__Code that draws figures__.
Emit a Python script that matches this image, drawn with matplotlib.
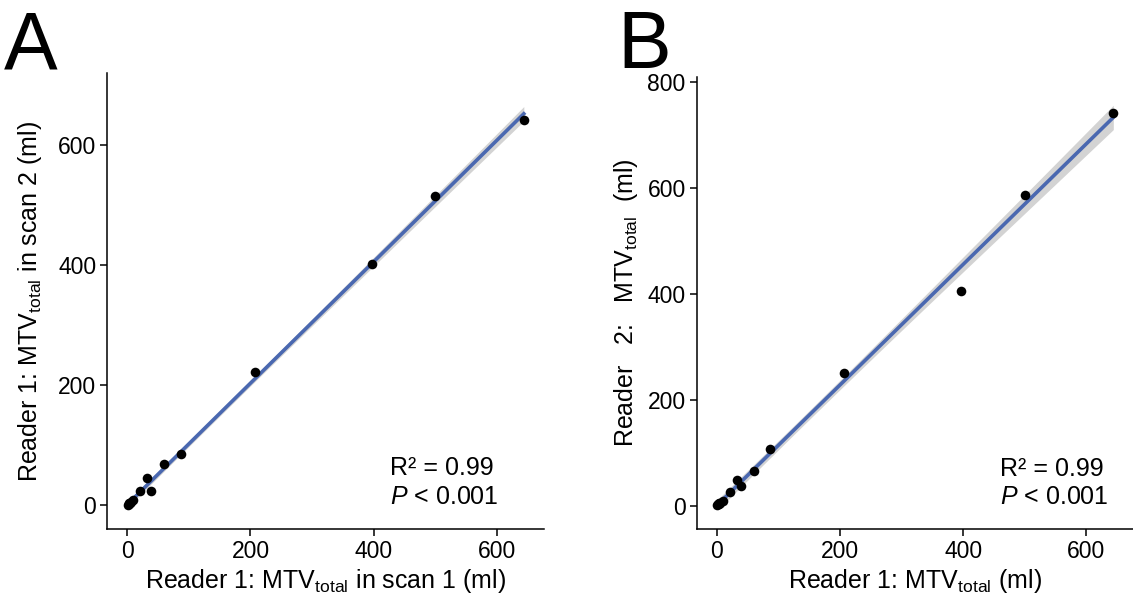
import numpy as np
import matplotlib
matplotlib.use("Agg")
import matplotlib.pyplot as plt

plt.rcParams['font.family'] = ['Liberation Sans', 'DejaVu Sans']
plt.rcParams['mathtext.fontset'] = 'custom'
plt.rcParams['mathtext.rm'] = 'Liberation Sans'
plt.rcParams['mathtext.it'] = 'Liberation Sans:italic'

# reader 1, scan 1 (shared x)
mtv_scan1 = [644, 500, 397, 207, 87, 60, 32, 39, 21, 10, 2, 4, 6, 1, 3]
# reader 1, scan 2
mtv_scan2 = [642, 515, 402, 221, 86, 68, 46, 23, 23, 8, 2, 4, 5, 1, 3]
# reader 2
mtv_reader2 = [742, 587, 406, 250, 107, 65, 48, 37, 27, 9, 3, 5, 6, 1, 4]

x_ticks = [0, 200, 400, 600]
y_ticks_a = [0, 200, 400, 600]
y_ticks_b = [0, 200, 400, 600, 800]

T_975 = 2.160  # t quantile, df = 13

LINE_COLOR = '#4a68b0'
BAND_COLOR = '#c8c8c8'


def draw_panel(ax, x, y, yticks, ylim, xlabel, ylabel, text_x, ypad):
    x = np.asarray(x, float)
    y = np.asarray(y, float)
    slope, icept = np.polyfit(x, y, 1)
    xs = np.linspace(x.min(), x.max(), 200)
    fit = icept + slope * xs
    resid = y - (icept + slope * x)
    n = len(x)
    s = np.sqrt(np.sum(resid ** 2) / (n - 2))
    sxx = np.sum((x - x.mean()) ** 2)
    se = s * np.sqrt(1 / n + (xs - x.mean()) ** 2 / sxx)
    ax.fill_between(xs, fit - T_975 * se, fit + T_975 * se,
                    color=BAND_COLOR, alpha=0.8, lw=0, zorder=1)
    ax.plot(xs, fit, color=LINE_COLOR, lw=2.6, zorder=2)
    ax.scatter(x, y, s=48, color='black', zorder=3, lw=0)

    ax.set_xlim(-32.5, 676)
    ax.set_ylim(*ylim)
    ax.set_xticks(x_ticks)
    ax.set_yticks(yticks)
    for side in ['top', 'right']:
        ax.spines[side].set_visible(False)
    for side in ['left', 'bottom']:
        ax.spines[side].set_linewidth(1.1)
    ax.tick_params(direction='out', length=5, width=1.1, labelsize=16.5, pad=3)
    ax.set_xlabel(xlabel, fontsize=18, labelpad=3)
    ax.set_ylabel(ylabel, fontsize=18, labelpad=ypad)
    ax.text(text_x, 0.118, 'R\u00b2 = 0.99', transform=ax.transAxes,
            ha='left', va='baseline', fontsize=18)
    ax.text(text_x, 0.055, r'$P$ < 0.001', transform=ax.transAxes,
            ha='left', va='baseline', fontsize=18)


fig = plt.figure(figsize=(11.33, 6.02), dpi=100)
ax_a = fig.add_axes([0.0947, 0.121, 0.385, 0.758])
ax_b = fig.add_axes([0.615, 0.121, 0.385, 0.751])

draw_panel(ax_a, mtv_scan1, mtv_scan2, y_ticks_a, (-40, 720),
           r'Reader 1: MTV$_{\mathrm{total}}$ in scan 1 (ml)',
           r'Reader 1: MTV$_{\mathrm{total}}$ in scan 2 (ml)', 0.648, 10)
draw_panel(ax_b, mtv_scan1, mtv_reader2, y_ticks_b, (-44, 809),
           r'Reader 1: MTV$_{\mathrm{total}}$ (ml)',
           r'Reader   2:   MTV$_{\mathrm{total}}$  (ml)', 0.695, 5)

fig.text(0.003, 0.887, 'A', fontsize=58, ha='left', va='baseline')
fig.text(0.545, 0.887, 'B', fontsize=58, ha='left', va='baseline')

fig.savefig('out.png', dpi=100)
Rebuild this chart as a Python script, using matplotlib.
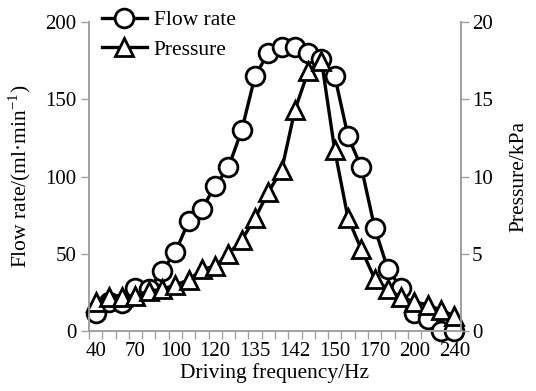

__Directions for this task__. Return to the listing above and set it down exactly, leaving out its pictures.

__Task solution__.
Emit a Python script that matches this image, drawn with matplotlib.
import numpy as np
import matplotlib
matplotlib.use("Agg")
import matplotlib.pyplot as plt

plt.rcParams['font.family'] = ['Liberation Sans', 'DejaVu Sans']
plt.rcParams['mathtext.fontset'] = 'custom'
plt.rcParams['mathtext.rm'] = 'Liberation Sans'
plt.rcParams['mathtext.it'] = 'Liberation Sans:italic'

# reader 1, scan 1 (shared x)
mtv_scan1 = [644, 500, 397, 207, 87, 60, 32, 39, 21, 10, 2, 4, 6, 1, 3]
# reader 1, scan 2
mtv_scan2 = [642, 515, 402, 221, 86, 68, 46, 23, 23, 8, 2, 4, 5, 1, 3]
# reader 2
mtv_reader2 = [742, 587, 406, 250, 107, 65, 48, 37, 27, 9, 3, 5, 6, 1, 4]

x_ticks = [0, 200, 400, 600]
y_ticks_a = [0, 200, 400, 600]
y_ticks_b = [0, 200, 400, 600, 800]

T_975 = 2.160  # t quantile, df = 13

LINE_COLOR = '#4a68b0'
BAND_COLOR = '#c8c8c8'


def draw_panel(ax, x, y, yticks, ylim, xlabel, ylabel, text_x, ypad):
    x = np.asarray(x, float)
    y = np.asarray(y, float)
    slope, icept = np.polyfit(x, y, 1)
    xs = np.linspace(x.min(), x.max(), 200)
    fit = icept + slope * xs
    resid = y - (icept + slope * x)
    n = len(x)
    s = np.sqrt(np.sum(resid ** 2) / (n - 2))
    sxx = np.sum((x - x.mean()) ** 2)
    se = s * np.sqrt(1 / n + (xs - x.mean()) ** 2 / sxx)
    ax.fill_between(xs, fit - T_975 * se, fit + T_975 * se,
                    color=BAND_COLOR, alpha=0.8, lw=0, zorder=1)
    ax.plot(xs, fit, color=LINE_COLOR, lw=2.6, zorder=2)
    ax.scatter(x, y, s=48, color='black', zorder=3, lw=0)

    ax.set_xlim(-32.5, 676)
    ax.set_ylim(*ylim)
    ax.set_xticks(x_ticks)
    ax.set_yticks(yticks)
    for side in ['top', 'right']:
        ax.spines[side].set_visible(False)
    for side in ['left', 'bottom']:
        ax.spines[side].set_linewidth(1.1)
    ax.tick_params(direction='out', length=5, width=1.1, labelsize=16.5, pad=3)
    ax.set_xlabel(xlabel, fontsize=18, labelpad=3)
    ax.set_ylabel(ylabel, fontsize=18, labelpad=ypad)
    ax.text(text_x, 0.118, 'R\u00b2 = 0.99', transform=ax.transAxes,
            ha='left', va='baseline', fontsize=18)
    ax.text(text_x, 0.055, r'$P$ < 0.001', transform=ax.transAxes,
            ha='left', va='baseline', fontsize=18)


fig = plt.figure(figsize=(11.33, 6.02), dpi=100)
ax_a = fig.add_axes([0.0947, 0.121, 0.385, 0.758])
ax_b = fig.add_axes([0.615, 0.121, 0.385, 0.751])

draw_panel(ax_a, mtv_scan1, mtv_scan2, y_ticks_a, (-40, 720),
           r'Reader 1: MTV$_{\mathrm{total}}$ in scan 1 (ml)',
           r'Reader 1: MTV$_{\mathrm{total}}$ in scan 2 (ml)', 0.648, 10)
draw_panel(ax_b, mtv_scan1, mtv_reader2, y_ticks_b, (-44, 809),
           r'Reader 1: MTV$_{\mathrm{total}}$ (ml)',
           r'Reader   2:   MTV$_{\mathrm{total}}$  (ml)', 0.695, 5)

fig.text(0.003, 0.887, 'A', fontsize=58, ha='left', va='baseline')
fig.text(0.545, 0.887, 'B', fontsize=58, ha='left', va='baseline')

fig.savefig('out.png', dpi=100)
Rebuild this chart as a Python script, using matplotlib.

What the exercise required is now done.